Cuando las citaciones para presentar los libros de contabilidad de la empresa fueron rechazadas por la Magna, de nuevo amparándose en la seguridad nacional, y esta vez con el apoyo tanto del Departamento de Defensa como del de Estado, el Subcomité llegó a una vía muerta, y a su vez murió.

Los senadores intentaron evitar el ridículo a base de hacerle una suave reprimenda a Leland Belding, tomando nota de sus valiosas aportaciones a la defensa nacional, pero sugiriéndole que, en el futuro, fuese más cuidadoso con su contabilidad. Luego, asignaron a unos funcionarios, para que recopilasen un informe en base a lo tratado en las audiencias, y votaron su autodisolución. Los cínicos hicieron notar que, en vista de que una de las acusaciones era que ciertos miembros del Congreso habían estado en las listas de invitados a las fiestas de Belding, todo aquello no había sido otra cosa que el típico ejemplo de que no se puede poner a los lobos de centinelas en el gallinero. Pero, llegados a este punto, el tema ya no le interesaba realmente a nadie; ahora el país estaba henchido de optimismo, dedicado a la reconstrucción, y decidido a pasar una década jodidamente buena. Y si algunos divertidos vividores habían disfrutado de una cierta vida alegre, pues mejor para ellos.

Locales para fiestas. Una conexión con la industria del cine. Películas porno. Quería saber algo más sobre cómo había llegado el ruboroso Belding a esta vida tan disipada.

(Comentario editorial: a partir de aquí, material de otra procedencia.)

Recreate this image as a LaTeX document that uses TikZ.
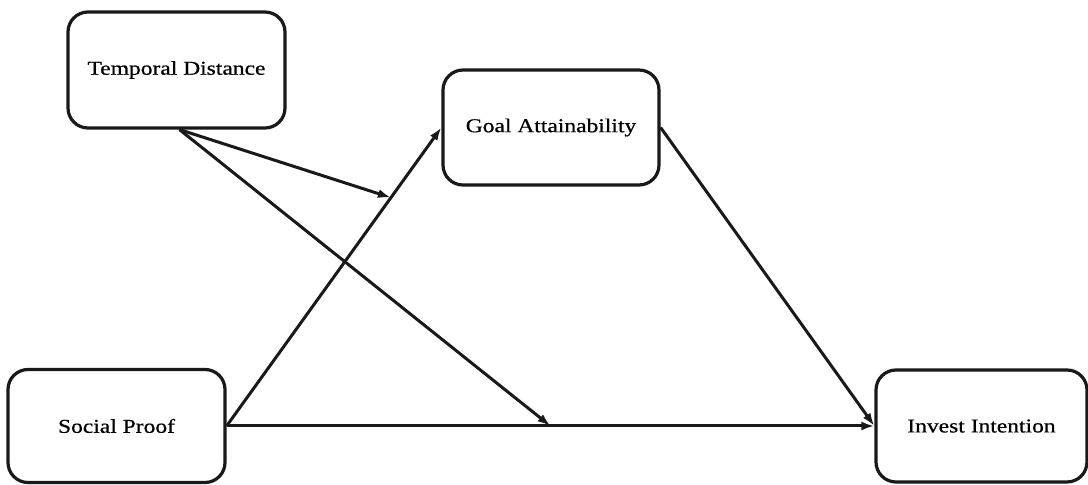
\documentclass[tikz,border=0pt]{standalone}
\usepackage{fontspec}
\setmainfont{Liberation Serif}[FakeStretch=1.2,FakeBold=0.6]
\usetikzlibrary{arrows.meta,calc}
\begin{document}
\begin{tikzpicture}[x=1pt,y=1pt,
  varbox/.style={draw=black!90, line width=3.2pt, rounded corners=20pt, fill=white,
    align=center, inner sep=0pt, font=\fontsize{19.6}{23}\selectfont},
  link/.style={draw=black!90, line width=3pt, -{Latex[length=13pt,width=9pt]}}]
\useasboundingbox (0,0) rectangle (1088,485);
\node[varbox, minimum width=217pt, minimum height=116pt] (T) at (176.5,415) {Temporal Distance};
\node[varbox, minimum width=216pt, minimum height=115pt] (G) at (551,357.5) {Goal Attainability};
\node[varbox, minimum width=217pt, minimum height=113pt] (S) at (116.5,59) {Social Proof};
\node[varbox, minimum width=211pt, minimum height=112pt] (I) at (981.5,59) {Invest Intention};
\coordinate (m1) at ($(S.east)!0.765!(G.west)$);
\coordinate (m2) at ($(S.east)!0.5!(I.west)$);
\draw[link] (S.east) -- (G.west);
\draw[link] (S.east) -- (I.west);
\draw[link] (G.east) -- (I.west);
\draw[link] ([xshift=3pt]T.south) -- (m1);
\draw[link] ([xshift=3pt]T.south) -- (m2);
\end{tikzpicture}
\end{document}
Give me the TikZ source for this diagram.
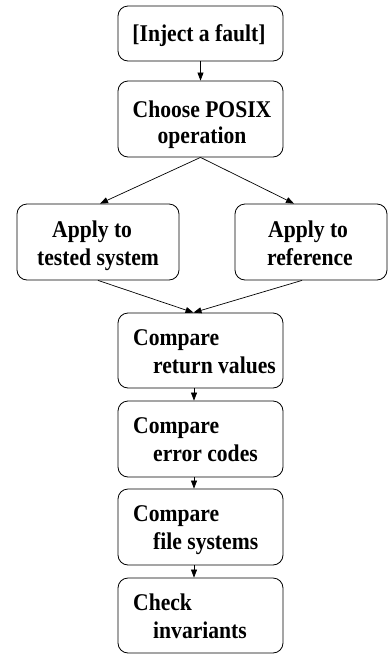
\documentclass[tikz,border=0pt]{standalone}
\usepackage{fontspec}
\setmainfont{Liberation Serif}[FakeStretch=0.9]
\usetikzlibrary{arrows.meta,calc}
\begin{document}
\begin{tikzpicture}[x=1pt,y=-1pt,
  box/.style={draw, rounded corners=10pt, line width=0.8pt, inner sep=0pt, minimum width=165pt},
  lbl/.style={inner sep=0pt, font=\fontsize{24}{26}\selectfont\bfseries},
  arr/.style={line width=0.7pt, -{Triangle[length=8pt,width=6pt]}}]
\useasboundingbox (0,0) rectangle (389,654);
\node[box, minimum height=55pt] (b1) at (200.5,33.5) {};
\node[box, minimum height=76pt] (b2) at (200.5,119) {};
\node[box, minimum height=76pt, minimum width=162pt] (b3) at (98,242) {};
\node[box, minimum height=76pt, minimum width=152pt] (b4) at (311,242) {};
\node[box, minimum height=75pt] (b5) at (200.5,350.5) {};
\node[box, minimum height=76pt] (b6) at (200.5,439) {};
\node[box, minimum height=76pt] (b7) at (200.5,527) {};
\node[box, minimum height=75pt] (b8) at (200.5,615.5) {};
% texts
\node[lbl, anchor=base] (t1) at (199,41) {[Inject a fault]};
\node[lbl, anchor=base] (t2a) at (202,117) {Choose POSIX};
\node[lbl, anchor=base] (t2b) at (202,143) {operation};
\node[lbl, anchor=base west] (t3a) at (52,237) {Apply to};
\node[lbl, anchor=base west] (t3b) at (37,265) {tested system};
\node[lbl, anchor=base west] (t4a) at (268,237) {Apply to};
\node[lbl, anchor=base west] (t4b) at (267,265) {reference};
\node[lbl, anchor=base west] (t5a) at (133,345) {Compare};
\node[lbl, anchor=base west] (t5b) at (153,373) {return values};
\node[lbl, anchor=base west] (t6a) at (133,433) {Compare};
\node[lbl, anchor=base west] (t6b) at (153,461) {error codes};
\node[lbl, anchor=base west] (t7a) at (133,521) {Compare};
\node[lbl, anchor=base west] (t7b) at (153,549) {file systems};
\node[lbl, anchor=base west] (t8a) at (133,610) {Check};
\node[lbl, anchor=base west] (t8b) at (153,638) {invariants};
% connectors
\draw[arr] (b1.south) -- (b2.north);
\draw[arr] (b2.south) -- ($(b3.north)+(2,0)$);
\draw[arr] (b2.south) -- ($(b4.north)+(-17,0)$);
\draw[arr] (b3.south) -- ($(b5.north)+(-7,0)$);
\draw[arr] ($(b4.south)+(-9,0)$) -- ($(b5.north)+(-7,0)$);
\draw[arr] ($(b5.south)+(-6.5,0)$) -- ($(b6.north)+(-6.5,0)$);
\draw[arr] ($(b6.south)+(-6.5,0)$) -- ($(b7.north)+(-6.5,0)$);
\draw[arr] ($(b7.south)+(-6.5,0)$) -- ($(b8.north)+(-6.5,0)$);
\end{tikzpicture}
\end{document}
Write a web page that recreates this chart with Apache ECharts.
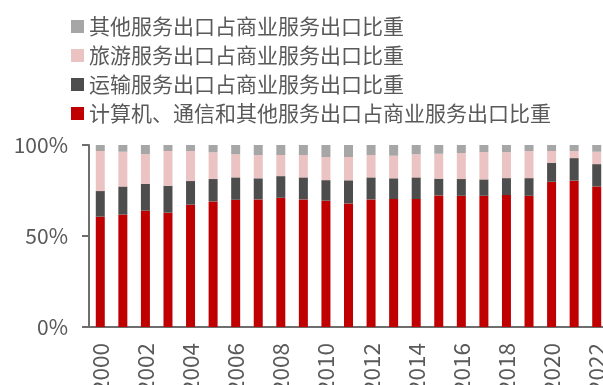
<!DOCTYPE html>
<html>
<head>
<meta charset="utf-8">
<script src="https://cdn.jsdelivr.net/npm/echarts@6/dist/echarts.min.js"></script>
<style>
  html, body { margin: 0; padding: 0; background: #fff; }
  #chart { width: 603px; height: 385px; }
</style>
</head>
<body>
<div id="chart"></div>
<script>
// Years on the category axis
const years = ['2000','2001','2002','2003','2004','2005','2006','2007','2008','2009','2010',
  '2011','2012','2013','2014','2015','2016','2017','2018','2019','2020','2021','2022'];

// Shares of commercial services exports (%)
const ictShare = [60.6,61.8,63.9,62.8,67.2,69.0,69.9,70.1,71.0,70.1,69.4,
  67.9,70.1,70.3,70.3,72.3,72.1,72.1,72.5,72.1,79.8,80.4,77.2];
const transportShare = [14.1,15.4,14.8,14.8,13.0,12.3,12.3,11.6,11.9,12.1,11.3,
  12.7,12.1,11.4,11.9,9.2,9.2,9.0,9.3,9.7,10.3,12.4,12.3];
const travelShare = [22.0,19.1,16.3,19.1,16.5,14.7,12.7,12.8,11.6,12.3,12.7,
  12.8,12.3,12.4,12.7,13.7,14.3,15.0,14.3,14.9,6.6,3.9,6.8];
const otherShare = [3.3,3.7,5.0,3.3,3.3,4.0,5.1,5.5,5.5,5.5,6.6,
  6.6,5.5,5.9,5.1,4.8,4.4,3.9,3.9,3.3,3.3,3.3,3.7];

const yTicks = [0, 50, 100];

const names = {
  ict: '计算机、通信和其他服务出口占商业服务出口比重',
  transport: '运输服务出口占商业服务出口比重',
  travel: '旅游服务出口占商业服务出口比重',
  other: '其他服务出口占商业服务出口比重'
};

const font = '"Noto Sans CJK SC", "Noto Sans", sans-serif';
const textColor = '#595959';
const axisColor = '#6e6e6e';

function barSeries(name, data, color) {
  return {
    name: name,
    type: 'bar',
    stack: 'share',
    barWidth: 9,
    data: data,
    itemStyle: { color: color },
    emphasis: { disabled: true }
  };
}

const chart = echarts.init(document.getElementById('chart'), null, { renderer: 'canvas' });
chart.setOption({
  animation: false,
  backgroundColor: '#ffffff',
  legend: {
    orient: 'vertical',
    left: 71,
    top: 16,
    padding: 0,
    itemWidth: 13,
    itemHeight: 13,
    itemGap: 8,
    icon: 'rect',
    data: [names.other, names.travel, names.transport, names.ict],
    textStyle: { fontFamily: font, fontSize: 21, color: textColor, lineHeight: 21 }
  },
  // plot area runs slightly past the right edge; year labels run past the bottom
  grid: { left: 89, top: 145, bottom: 58, width: 519, containLabel: false, outerBoundsMode: 'none' },
  xAxis: {
    type: 'category',
    data: years,
    axisLine: { lineStyle: { color: axisColor, width: 2 } },
    axisTick: { interval: 1, length: 7, lineStyle: { color: axisColor, width: 2 } },
    axisLabel: {
      interval: 1,
      rotate: 90,
      margin: 16,
      fontFamily: font,
      fontSize: 22.5,
      color: textColor
    }
  },
  yAxis: {
    type: 'value',
    min: yTicks[0],
    max: yTicks[yTicks.length - 1],
    interval: 50,
    splitLine: { show: false },
    axisLine: { show: true, lineStyle: { color: axisColor, width: 2 } },
    axisTick: { show: true, length: 7, lineStyle: { color: axisColor, width: 2 } },
    axisLabel: {
      margin: 21,
      fontFamily: font,
      fontSize: 21,
      color: textColor,
      formatter: v => v + '%'
    }
  },
  series: [
    barSeries(names.ict, ictShare, '#C00000'),
    barSeries(names.transport, transportShare, '#4D4D4D'),
    barSeries(names.travel, travelShare, '#EBC3C3'),
    barSeries(names.other, otherShare, '#A6A6A6')
  ]
});
</script>
</body>
</html>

Pero antes de que pudiera regresar a la sección de índices para buscar si había algo acerca de William Houck Vidal, los altavoces del techo dieron el aviso de que la biblioteca iba a cerrar en quince minutos. Recogí mis dos libros y tantos periódicos sin leer como podía llevar y fui en línea recta hacia las fotocopiadoras, donde pasé los diez minutos siguientes echando monedas en una de las máquinas. Luego bajé y usé mi tarjeta de identidad de la Facultad para tomar prestados los libros. Armado con mis tesoros, me dirigí a casa.